Köylünün karnını yarmışlar, kırk tane “gelecek yıl” çıkmış.

Dolu yağdı, kuraklık oldu, sel geldi, yağmur zamanında yağmadı. Aynı sözler her yıl yinelenir. Çocuklar büyür, gün gelir torun sahibi olur. Babadan dededen duyulan sözleri artık onlar söylemeye başlar. Herkesin bildiği bir deyim vardır: “Tarih teker ibarettir.”
Köylünün dert aramasına gerek yoktur. Her yıl mutlaka ve mutlaka en az bir sıkıntı gelir onları bulur. Sungurlu’nun köylerinde biçerdöverler tarlayı biçmeye başlamıştır. Çok geçmeden bir dolu yağar. Fazla değil, beş- on dakika yağan dolu sonucunda geride kalan tarlalar biçilmez olur.
Doğup büyüdüğüm köyde aynı günlerde yağmur yağmıştı.
Yağmurdan önce harmana getirilen buğdayla yağmurdan sonra biçilen buğdaylar arasında ciddi anlamda fiyat farkı vardır.
Ekonomik anlamda maddi durumları çok iyi olanların büyük bir kısmı ancak kendi yağıyla kavrulanlardır. Onlar, başkasından borç almadan ayakta durabilir. Gündüzünde gecesinde, çoğu zaman rüyasında gelecek yılı düşünür. Tarladaki ekin, buğday olup ambara girmedikçe yediği içtiği zehir olur.
Tarım makineleşti. Teknolojinin getirdiği kolaylıklar artık köylülerimizi önceki yüzyıllarda olduğu gibi çaresiz bırakmıyor. Milletin efendisi kabul edilen; temel gıda ürünlerini üreten köylülerimiz bir dönem altın yıllarını yaşadılar. Gelen yıllar, geride bırakılan yılları aratır oldu. Teknolojiye ayak uydurmak pahalıydı. Köylerden şehirlere genç nüfus göçmeye başlamıştı. Tarımsal girdiler pahalandı; onların sattıkları ürünler yerinde saydı. Kimi zaman ucuzladı.
Yaşanan sıkıntılar, ülkemizde yaşayan çiftçileri başka ülkelerde yaşayan köylülerle yarışamaz hale getirdi. Tarıma daha fazla destek veren ülkeler daha çok, daha ucuz ürün ürettiler. Bizde köyünden ayrılmak istemeyen çiftçiler çoğu zaman ilkel koşullarda toprağını ekip biçerken, onlarda uzmanların denetiminde inanılmaz desteklerle üretim yaptılar. Onlar ürettikleri ürünlerin fazlasını depolarda bekletip çürütmek yerine başka ülkelere sudan ucuz bir fiyatla satmaya başladılar.
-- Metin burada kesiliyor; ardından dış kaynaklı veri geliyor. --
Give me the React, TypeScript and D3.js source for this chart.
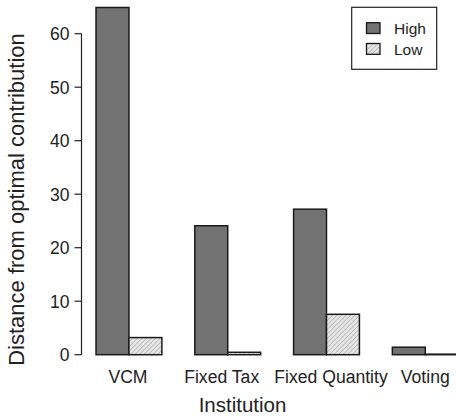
import React from "react";
import * as d3 from "d3";

const institutions = ["VCM", "Fixed Tax", "Fixed Quantity", "Voting"];
const seriesNames = ["High", "Low"];
const highValues = [64.9, 24.1, 27.2, 1.4];
const lowValues = [3.2, 0.45, 7.55, 0.1];
const yTicks = [0, 10, 20, 30, 40, 50, 60];

const W = 456;
const H = 416;
const FONT = "'Liberation Sans', Arial, Helvetica, sans-serif";
const INK = "#222";
const HIGH_FILL = "#727272";
// small horizontal nudges so neighbouring long names keep a gap
const LABEL_NUDGE = [-1, -6, 4.5, 0];

// Bar units: each group takes two unit-wide bars plus one unit of space before it.
const x = d3.scaleLinear().domain([0, 12]).range([63.1, 458.2]);
const y = d3.scaleLinear().domain([0, 60]).range([354.7, 33.7]);

export default function App() {
  const bars: { key: string; x0: number; x1: number; v: number; s: number }[] = [];
  institutions.forEach((_, i) => {
    const start = i * 3 + 1;
    [highValues[i], lowValues[i]].forEach((v, s) => {
      bars.push({ key: `${i}-${s}`, x0: x(start + s), x1: x(start + s + 1), v, s });
    });
  });
  const axisX = 81.5;

  return (
    <svg
      width={W}
      height={H}
      style={{ position: "absolute", left: 0, top: 0, background: "#fff" }}
      fontFamily={FONT}
    >
      <defs>
        <pattern id="hatch" width="3.2" height="3.2" patternUnits="userSpaceOnUse" patternTransform="rotate(45)">
          <rect width="3.2" height="3.2" fill="#e6e6e6" />
          <line x1="0" y1="0" x2="0" y2="3.2" stroke="#a0a0a0" strokeWidth="1.1" />
        </pattern>
      </defs>

      {/* bars */}
      {bars.map((b) => (
        <rect
          key={b.key}
          x={b.x0}
          y={y(b.v)}
          width={b.x1 - b.x0}
          height={y(0) - y(b.v)}
          fill={b.s === 0 ? HIGH_FILL : "url(#hatch)"}
          stroke="#1a1a1a"
          strokeWidth={1.5}
        />
      ))}

      {/* y axis */}
      <line x1={axisX} x2={axisX} y1={y(0)} y2={y(60)} stroke={INK} strokeWidth={1.2} />
      {yTicks.map((t) => (
        <g key={t}>
          <line x1={axisX - 7} x2={axisX} y1={y(t)} y2={y(t)} stroke={INK} strokeWidth={1.2} />
          <text x={axisX - 12} y={y(t)} dy="0.36em" textAnchor="end" fontSize={17.5} fill={INK}>
            {t}
          </text>
        </g>
      ))}

      {/* category labels */}
      {institutions.map((name, i) => (
        <text
          key={name}
          x={x(i * 3 + 2) + LABEL_NUDGE[i]}
          y={383}
          textAnchor="middle"
          fontSize={17.6}
          fill={INK}
        >
          {name}
        </text>
      ))}

      {/* axis titles */}
      <text x={242.5} y={412} textAnchor="middle" fontSize={20.5} fill={INK}>
        Institution
      </text>
      <text
        transform={`translate(24,199.5) rotate(-90)`}
        textAnchor="middle"
        fontSize={22}
        fill={INK}
      >
        Distance from optimal contribution
      </text>

      {/* legend */}
      <rect x={351.7} y={7.3} width={85} height={62} fill="#fff" stroke={INK} strokeWidth={1.2} />
      {seriesNames.map((name, i) => (
        <g key={name}>
          <rect
            x={366.5}
            y={22.7 + i * 20.8}
            width={13.5}
            height={10.8}
            fill={i === 0 ? HIGH_FILL : "url(#hatch)"}
            stroke="#1a1a1a"
            strokeWidth={1.3}
          />
          <text x={394} y={34.3 + i * 20.8} fontSize={15.5} fill={INK}>
            {name}
          </text>
        </g>
      ))}
    </svg>
  );
}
Yeri geldi, onlar çok hayırsever olduklarından bedava vermeye başladılar.
Dilin kemiği yoktur. Yalandan kim ölmüş. Benzer sözleri çok duyarız. Bazı çokbilmişler meydanı boş bulduklarından atıp tutmaya başladılar. Bulabildikleri her fırsatta cahil köylü, Allahın çobanı, kıro olarak aşağılamaktan geri kalmıyordu. Bunlarla yetinmeyenler yeni suçlamalar buldular. Bizim köylümüz adam olmazdı. Çok tembeldi. Sırtını devlete yaslayıp, üretmeden para kazanmak istiyordu. Başka ülkelerin köylüleri çalışkandı. Kendisi üretip çok ucuz fiyatla ürün satıyordu.